Normalization helps speed up further conversions

transform = transforms.Compose(
    [transforms.ToTensor(),
     transforms.Normalize((0.5, 0.5, 0.5), (0.5, 0.5, 0.5))])

batch_size = 4

trainset = torchvision.datasets.CIFAR10(root='./data', train=True,
                                        download=True, transform=transform)
trainloader = torch.utils.data.DataLoader(trainset, batch_size=batch_size,
                                          shuffle=True, num_workers=2)

testset = torchvision.datasets.CIFAR10(root='./data', train=False,
                                       download=True, transform=transform)
testloader = torch.utils.data.DataLoader(testset, batch_size=batch_size,
                                         shuffle=False, num_workers=2)

classes = ('plane', 'car', 'bird', 'cat',
           'deer', 'dog', 'frog', 'horse', 'ship', 'truck')

STEP 3: Show some of the training images

import matplotlib.pyplot as plt
import numpy as np

# functions to show an image


def imshow(img):
    img = img / 2 + 0.5     # unnormalize
    npimg = img.numpy()
    plt.imshow(np.transpose(npimg, (1, 2, 0)))
    print(npimg.shape)
    plt.show()


# get some random training images
dataiter = iter(trainloader)
images, labels = dataiter.next()

# show images
imshow(torchvision.utils.make_grid(images))
# print labels
print(' '.join('%5s' % classes[labels[j]] for j in range(batch_size)))

STEP 4: Define a Convolutional Neural Network.

png

Let’s Improve Accuracy of our model

Here is a graph comparing the Test accuracy for modles 0 - 4 :

png

Here is a plot showing the trend in loss for each model :

png

This bar graph shows the accuracy of prediction for each class of image seperately :

png

Model 0:

Test Accuracy : 55% ; Training Accuracy : not calculated ; Loss : 1.086

The first model was the default model provided by PyTorch.

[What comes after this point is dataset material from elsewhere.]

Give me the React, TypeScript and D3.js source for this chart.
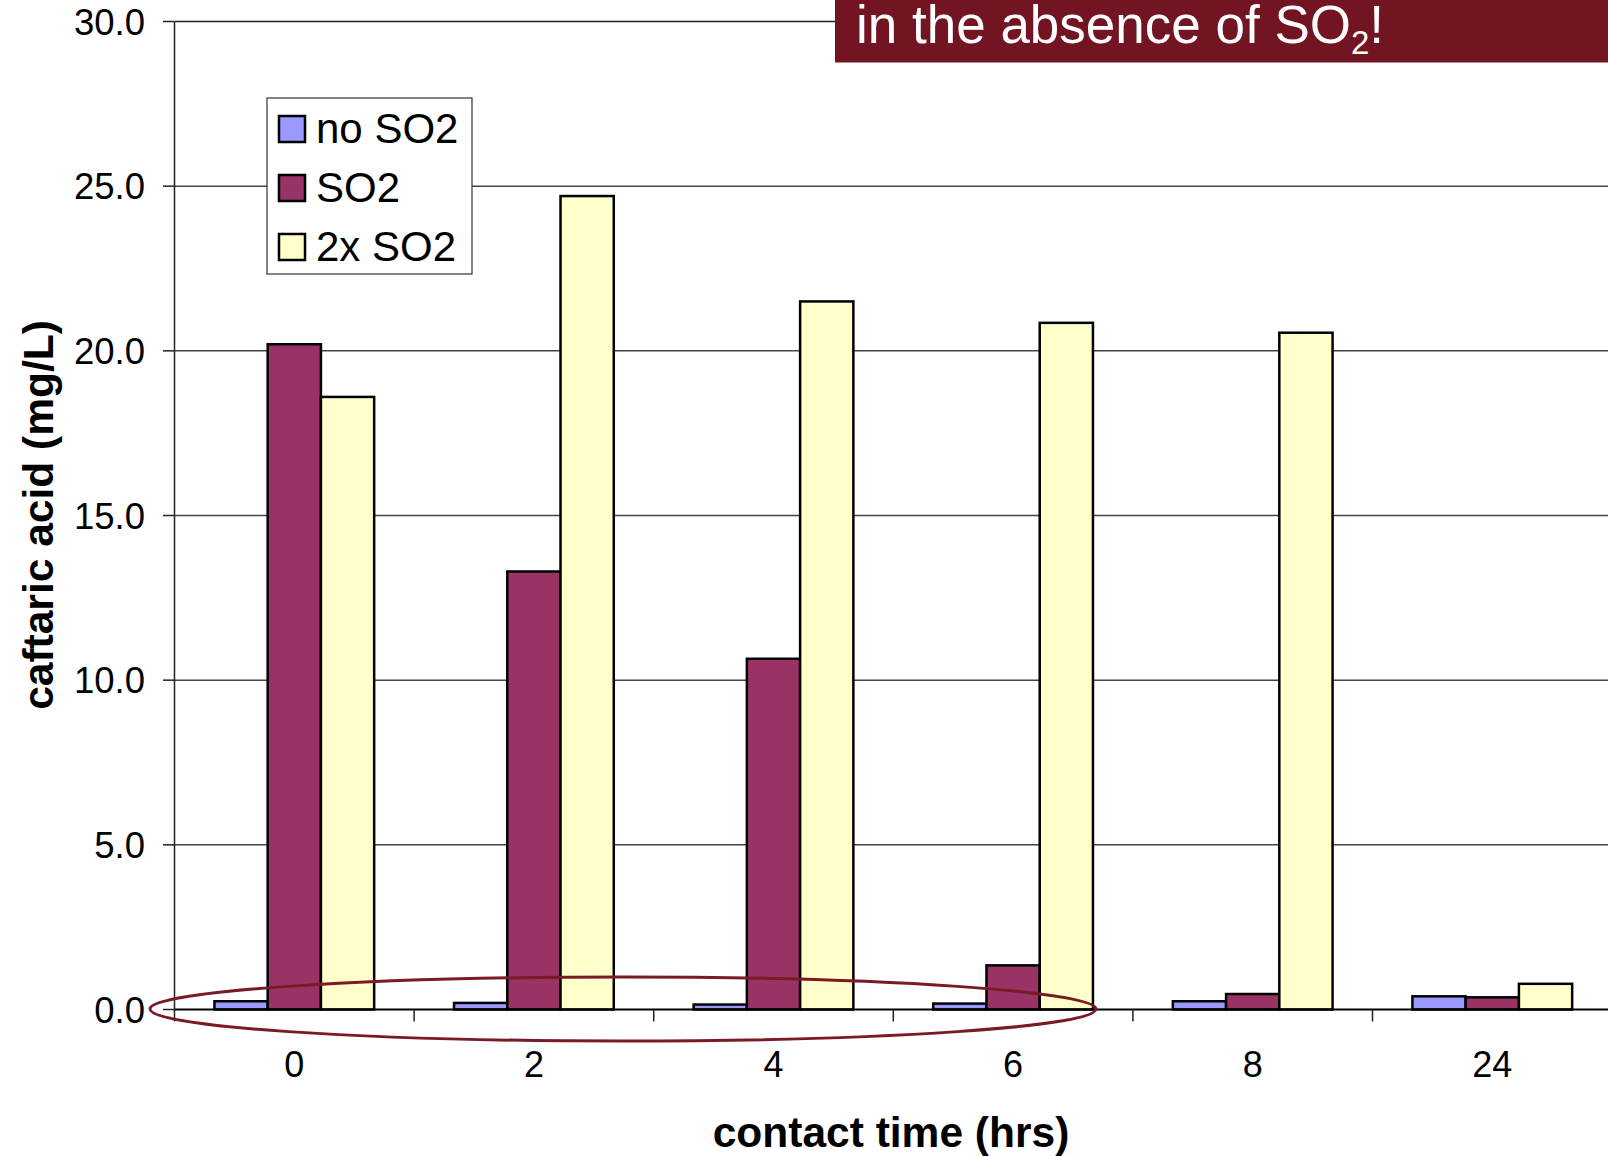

This model set the base for this project. My goal was to experiment with Network topology and other hyperparameters to improve the performance (increase test accuracy). This model consisted of 2 Convolutional layers, 3 fully connected layers, a max pool layer which was applied to each of the convolutional layers. Before applying the max pool layer a Relu activation function was applied to the convolutional layers.

png

The Convolutional layer This layer is the first layer that is used to extract the various features from the input images. In this layer, the mathematical operation of convolution is performed between the input image and a filter of a particular size MxM. By sliding the filter over the input image, the dot product is taken between the filter and the parts of the input image with respect to the size of the filter (MxM).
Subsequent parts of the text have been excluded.